The data is as follows:
library(fuzzyjoin)
nr <- c(1,2)
col2 <- c("b","a")
dat <- cbind.data.frame(
nr, col2
)
thelist <- list(
aa=c(1,2,3),
bb=c(1,2,3)
)
I would like to the following:
stringdist_left_join(dat, thelist, by = "col2", method = "lcs", max_dist = 1)
But this (unsurprisingly) gives an error:
Error in `group_by_prepare()`:
! Must group by variables found in `.data`.
* Column `col` is not found.
Run `rlang::last_error()` to see where the error occurred.
What would be the best way to do this?
Desired output:
nr col2 thelist list_col
1 b bb c(1,2,3)
2 a aa c(1,2,3)
This is a bit of a hack. Not sure if there is a more elegant solution.

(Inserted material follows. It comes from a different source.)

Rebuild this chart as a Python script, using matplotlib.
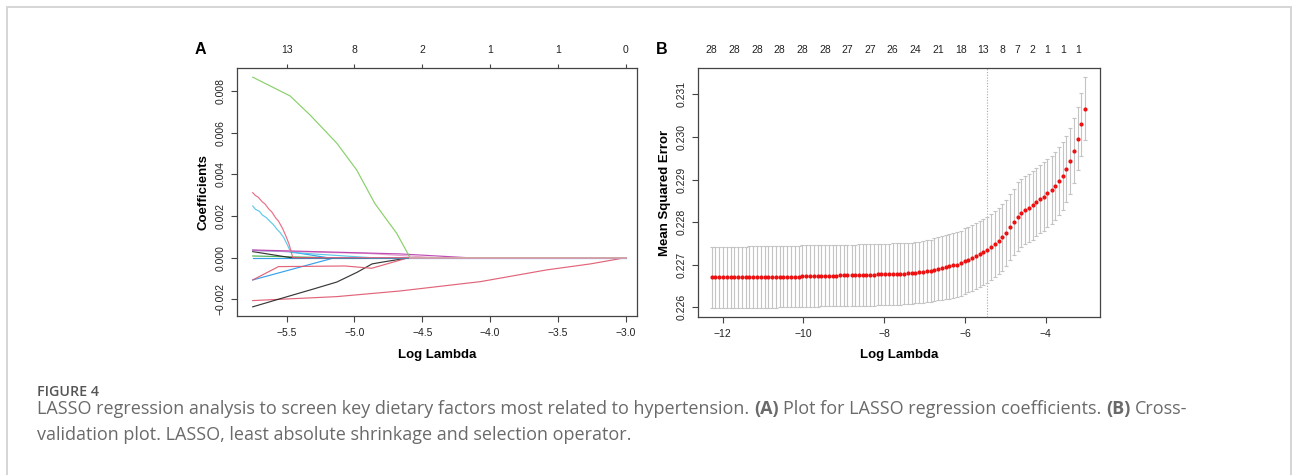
import matplotlib
matplotlib.use("Agg")
import matplotlib.pyplot as plt
from matplotlib.patches import Rectangle

# ---------------- data: panel A (coefficient paths) ----------------
coef_ticks_top_x = [-5.5, -5.0, -4.5, -4.0, -3.5, -3.0]
coef_ticks_top_labels = ["13", "8", "2", "1", "1", "0"]

green_x = [-5.75, -5.475, -5.328, -5.13, -4.984, -4.85, -4.689, -4.59, -3.0]
green_y = [0.00866, 0.00776, 0.00685, 0.00549, 0.00421, 0.0026, 0.00117, 0.0, 0.0]

red_top_x = [-5.75, -5.73, -5.71, -5.68, -5.66, -5.63, -5.61, -5.58, -5.56, -5.53, -5.50, -5.48, -5.455, -3.0]
red_top_y = [0.00312, 0.00298, 0.00290, 0.00268, 0.00258, 0.00232, 0.00220, 0.00190, 0.00175, 0.00140, 0.00095, 0.00060, 0.0, 0.0]

cyan_top_x = [-5.75, -5.73, -5.70, -5.68, -5.65, -5.62, -5.60, -5.57, -5.55, -5.52, -5.49, -5.47, -4.88, -3.0]
cyan_top_y = [0.00248, 0.00232, 0.00222, 0.00205, 0.00192, 0.00172, 0.00160, 0.00135, 0.00122, 0.00095, 0.00055, 0.00025, 0.0, 0.0]

magenta_x = [-5.75, -4.665, -4.17, -3.0]
magenta_y = [0.00037, 0.00018, 0.0, 0.0]

pink_mid_x = [-5.75, -4.90, -4.40, -3.0]
pink_mid_y = [0.00034, 0.00020, 0.0, 0.0]

blue_top_x = [-5.75, -5.47, -5.20, -3.0]
blue_top_y = [0.00035, 0.00028, 0.0, 0.0]

black_top_x = [-5.75, -5.47, -3.0]
black_top_y = [0.00029, 0.0, 0.0]

green_flat_x = [-5.75, -5.47, -5.20, -3.0]
green_flat_y = [0.00008, 0.00004, 0.0, 0.0]

blue_flat_x = [-5.75, -3.0]
blue_flat_y = [0.0, 0.0]

red_mid_x = [-5.75, -5.56, -5.07, -4.873, -4.60, -3.0]
red_mid_y = [-0.00107, -0.00043, -0.00040, -0.00051, 0.0, 0.0]

blue_low_x = [-5.75, -5.144, -3.0]
blue_low_y = [-0.00107, 0.0, 0.0]

black_low_x = [-5.75, -5.5, -5.3, -5.13, -4.98, -4.87, -4.80, -4.59, -3.0]
black_low_y = [-0.00236, -0.00188, -0.00150, -0.00117, -0.00070, -0.00030, -0.00022, 0.0, 0.0]

red_low_x = [-5.75, -5.13, -4.665, -4.07, -3.585, -3.26, -3.0]
red_low_y = [-0.00206, -0.00187, -0.00160, -0.00115, -0.00059, -0.00030, 0.0]

# ---------------- data: panel B (cross-validation) ----------------
log_lambda = [
    -12.27, -12.18, -12.08, -11.99, -11.90, -11.80, -11.71, -11.62, -11.52, -11.43,
    -11.34, -11.24, -11.15, -11.06, -10.96, -10.87, -10.78, -10.68, -10.59, -10.50,
    -10.40, -10.31, -10.22, -10.12, -10.03, -9.94, -9.84, -9.75, -9.65, -9.56,
    -9.47, -9.37, -9.28, -9.19, -9.09, -9.00, -8.91, -8.81, -8.72, -8.63,
    -8.53, -8.44, -8.35, -8.25, -8.16, -8.07, -7.97, -7.88, -7.79, -7.69,
    -7.60, -7.51, -7.41, -7.32, -7.23, -7.13, -7.04, -6.95, -6.85, -6.76,
    -6.66, -6.57, -6.48, -6.39, -6.29, -6.20, -6.11, -6.01, -5.92, -5.83,
    -5.73, -5.64, -5.55, -5.45, -5.36, -5.27, -5.17, -5.08, -4.98, -4.89,
    -4.80, -4.70, -4.61, -4.52, -4.42, -4.33, -4.24, -4.14, -4.05, -3.96,
    -3.86, -3.77, -3.68, -3.58, -3.49, -3.40, -3.30, -3.21, -3.12, -3.02,
]
mse = [
    0.22670, 0.22670, 0.22670, 0.22670, 0.22670, 0.22670, 0.22670, 0.22670, 0.22670, 0.22670,
    0.22671, 0.22671, 0.22671, 0.22671, 0.22671, 0.22671, 0.22671, 0.22671, 0.22672, 0.22672,
    0.22672, 0.22672, 0.22672, 0.22672, 0.22673, 0.22673, 0.22673, 0.22673, 0.22673, 0.22674,
    0.22674, 0.22674, 0.22674, 0.22674, 0.22675, 0.22675, 0.22675, 0.22675, 0.22675, 0.22676,
    0.22676, 0.22676, 0.22676, 0.22676, 0.22677, 0.22677, 0.22677, 0.22677, 0.22678, 0.22678,
    0.22678, 0.22679, 0.22680, 0.22680, 0.22681, 0.22682, 0.22683, 0.22685, 0.22686, 0.22688,
    0.22690, 0.22692, 0.22694, 0.22696, 0.22698, 0.22700, 0.22703, 0.22708, 0.22712, 0.22716,
    0.22720, 0.22725, 0.22730, 0.22735, 0.22741, 0.22748, 0.22756, 0.22764, 0.22775, 0.22789,
    0.22800, 0.22813, 0.22821, 0.22828, 0.22834, 0.22839, 0.22848, 0.22855, 0.22860, 0.22868,
    0.22875, 0.22885, 0.22896, 0.22909, 0.22925, 0.22944, 0.22968, 0.22996, 0.23030, 0.23066,
]
mse_sd = [
    0.00072, 0.00072, 0.00072, 0.00072, 0.00072, 0.00072, 0.00072, 0.00072, 0.00072, 0.00072,
    0.00072, 0.00072, 0.00072, 0.00072, 0.00072, 0.00072, 0.00072, 0.00072, 0.00072, 0.00072,
    0.00072, 0.00072, 0.00072, 0.00072, 0.00072, 0.00072, 0.00072, 0.00072, 0.00072, 0.00072,
    0.00072, 0.00072, 0.00072, 0.00072, 0.00072, 0.00072, 0.00072, 0.00072, 0.00072, 0.00072,
    0.00072, 0.00072, 0.00072, 0.00072, 0.00072, 0.00072, 0.00072, 0.00072, 0.00072, 0.00072,
    0.00072, 0.00072, 0.00072, 0.00072, 0.00072, 0.00072, 0.00072, 0.00073, 0.00073, 0.00074,
    0.00074, 0.00075, 0.00075, 0.00076, 0.00076, 0.00077, 0.00077, 0.00077, 0.00077, 0.00077,
    0.00077, 0.00077, 0.00077, 0.00077, 0.00077, 0.00077, 0.00078, 0.00078, 0.00078, 0.00078,
    0.00078, 0.00080, 0.00080, 0.00080, 0.00080, 0.00080, 0.00080, 0.00080, 0.00080, 0.00080,
    0.00080, 0.00080, 0.00080, 0.00080, 0.00077, 0.00077, 0.00077, 0.00074, 0.00074, 0.00074,
]
nzero_idx = [0, 6, 12, 18, 24, 30, 36, 42, 48, 54, 60, 66, 72, 77, 81, 85, 89, 93, 97]
nzero_labels = ["28", "28", "28", "28", "28", "28", "27", "27", "26", "24",
                "21", "18", "13", "8", "7", "2", "1", "1", "1"]
lambda_line = -5.45

caption_title = "FIGURE 4"
caption_line1 = [("LASSO regression analysis to screen key dietary factors most related to hypertension.", False),
                 ("(A)", True), ("Plot for LASSO regression coefficients.", False),
                 ("(B)", True), ("Cross-", False)]
caption_line2 = [("validation plot. LASSO, least absolute shrinkage and selection operator.", False)]

# ---------------- figure ----------------
W, H, DPI = 1292, 475, 100
plt.rcParams["font.family"] = ["Liberation Sans", "DejaVu Sans"]
fig = plt.figure(figsize=(W / DPI, H / DPI), dpi=DPI)
fig.patch.set_facecolor("white")


def rect(x0, y0, x1, y1):
    return [x0 / W, 1 - y1 / H, (x1 - x0) / W, (y1 - y0) / H]


# outer border
fig.patches.append(Rectangle((6.5 / W, -0.2), (1291 - 6.5) / W, 1.2 - 6.5 / H,
                             transform=fig.transFigure, fill=False,
                             edgecolor="#d2d2d2", lw=1.3))

SPINE = "#444444"
TICK_FS = 7.5
LAB_FS = 9.5


def style_axes(ax):
    for s in ax.spines.values():
        s.set_color(SPINE)
        s.set_linewidth(0.9)
    ax.tick_params(direction="out", length=4, width=0.8, colors=SPINE,
                   labelsize=TICK_FS, labelcolor="#222222", pad=4.5)


# ---------- Panel A ----------
axA = fig.add_axes(rect(237, 68, 637, 316))
paths = [
    (red_low_x, red_low_y, "#DF536B"),
    (black_low_x, black_low_y, "#222222"),
    (blue_low_x, blue_low_y, "#2297E6"),
    (red_mid_x, red_mid_y, "#DF536B"),
    (blue_flat_x, blue_flat_y, "#2297E6"),
    (green_flat_x, green_flat_y, "#3DA83D"),
    (black_top_x, black_top_y, "#222222"),
    (blue_top_x, blue_top_y, "#2297E6"),
    (pink_mid_x, pink_mid_y, "#E49AC8"),
    (magenta_x, magenta_y, "#B93BAE"),
    (cyan_top_x, cyan_top_y, "#4CC3E6"),
    (red_top_x, red_top_y, "#E8607A"),
    (green_x, green_y, "#7CCB5A"),
]
for xs, ys, c in paths:
    axA.plot(xs, ys, color=c, lw=0.85, alpha=0.9, solid_joinstyle="round")
# the zero segment where the last paths overlap (light pink in the original)
axA.plot(red_low_x[-1:] + [-4.59], [0.0, 0.0], color="#E8A0B8", lw=1.4, alpha=0.8)

axA.set_xlim(-5.866, -2.917)
axA.set_ylim(-0.0028, 0.0091)
axA.set_xticks([-5.5, -5.0, -4.5, -4.0, -3.5, -3.0])
axA.set_xticklabels(["\u22125.5", "\u22125.0", "\u22124.5", "\u22124.0", "\u22123.5", "\u22123.0"])
axA.set_yticks([-0.002, 0.0, 0.002, 0.004, 0.006, 0.008])
axA.set_yticklabels(["\u22120.002", "0.000", "0.002", "0.004", "0.006", "0.008"],
                    rotation=90, va="center")
style_axes(axA)
axA.set_xlabel("Log Lambda", fontsize=LAB_FS, fontweight="bold", labelpad=8)
axA.set_ylabel("Coefficients", fontsize=LAB_FS, fontweight="bold", labelpad=4)
secA = axA.secondary_xaxis("top")
secA.set_xticks(coef_ticks_top_x)
secA.set_xticklabels(coef_ticks_top_labels)
secA.tick_params(direction="out", length=3, width=0.8, colors=SPINE,
                 labelsize=TICK_FS, labelcolor="#222222", pad=6)
secA.spines["top"].set_visible(False)

# ---------- Panel B ----------
axB = fig.add_axes(rect(698, 68, 1100, 317))
axB.axvline(lambda_line, color="#aaaaaa", lw=0.8, ls=(0, (1, 1.5)))
axB.errorbar(log_lambda, mse, yerr=mse_sd, fmt="none", ecolor="#c4c4c4",
             elinewidth=0.8, capsize=1.6, capthick=0.8)
axB.plot(log_lambda, mse, "o", color="#ee1111", ms=3.0, mec="none")
axB.set_xlim(-12.61, -2.66)
axB.set_ylim(0.22577, 0.23162)
axB.set_xticks([-12, -10, -8, -6, -4])
axB.set_xticklabels(["\u221212", "\u221210", "\u22128", "\u22126", "\u22124"])
axB.set_yticks([0.226, 0.227, 0.228, 0.229, 0.230, 0.231])
axB.set_yticklabels(["0.226", "0.227", "0.228", "0.229", "0.230", "0.231"],
                    rotation=90, va="center")
style_axes(axB)
axB.set_xlabel("Log Lambda", fontsize=LAB_FS, fontweight="bold", labelpad=7)
axB.set_ylabel("Mean Squared Error", fontsize=LAB_FS, fontweight="bold", labelpad=4)
secB = axB.secondary_xaxis("top")
secB.set_xticks([log_lambda[i] for i in nzero_idx])
secB.set_xticklabels(nzero_labels)
secB.tick_params(length=0, labelsize=TICK_FS, labelcolor="#222222", pad=9)
secB.spines["top"].set_visible(False)

# panel letters
fig.text(200 / W, 1 - 50 / H, "A", fontsize=11.5, fontweight="bold", va="center", ha="center")
fig.text(662 / W, 1 - 50 / H, "B", fontsize=11.5, fontweight="bold", va="center", ha="center")

# ---------- caption ----------
CAP_FONT = ["Open Sans", "DejaVu Sans"]
fig.text(37 / W, 1 - 396.5 / H, caption_title, fontsize=10.3, fontweight="semibold",
         color="#555555", family=CAP_FONT, va="baseline", ha="left")

renderer = fig.canvas.get_renderer()


def rich_line(x_px, y_px, parts, size, color):
    probe = fig.text(0, 0, "a a", fontsize=size, family=CAP_FONT)
    probe2 = fig.text(0, 0, "aa", fontsize=size, family=CAP_FONT)
    space = probe.get_window_extent(renderer).width - probe2.get_window_extent(renderer).width
    probe.remove()
    probe2.remove()
    x = x_px
    for k, (s, bold) in enumerate(parts):
        if k > 0:
            x += space
        t = fig.text(x / W, 1 - y_px / H, s, fontsize=size, color=color,
                     fontweight="bold" if bold else "normal", family=CAP_FONT,
                     va="baseline", ha="left")
        x += t.get_window_extent(renderer).width
    return x


CAP_FS = 13.0
rich_line(37, 413.8, caption_line1, CAP_FS, "#6a6a6a")
rich_line(37, 439.8, caption_line2, CAP_FS, "#6a6a6a")

fig.savefig("out.png", dpi=DPI, facecolor="white")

Create a data.frame of the transposed list and pivot this into a data.frame with all the names of the list in a column named "col2". Then use fuzzy join to merge the data. With the resulting out
data.frame, you can drop the columns you don't need.
library(fuzzyjoin)
library(tidyr)
dat <- data.frame(
nr = c(1,2), col2 = c("b","a")
)
thelist <- list(
aa=c(1,2,3),
bb=c(1,2,3,4)
)
# create data.frame with list info
a <- tibble(col2 = names(thelist), value = thelist)
a
# A tibble: 2 x 2
col2 value
<chr> <named list>
1 aa <dbl [3]>
2 bb <dbl [4]>
# merge data
out <- stringdist_left_join(dat, a, by = "col2", method = "lcs", max_dist = 1)
out
nr col2.x col2.y value
1 1 b bb 1, 2, 3, 4
2 2 a aa 1, 2, 3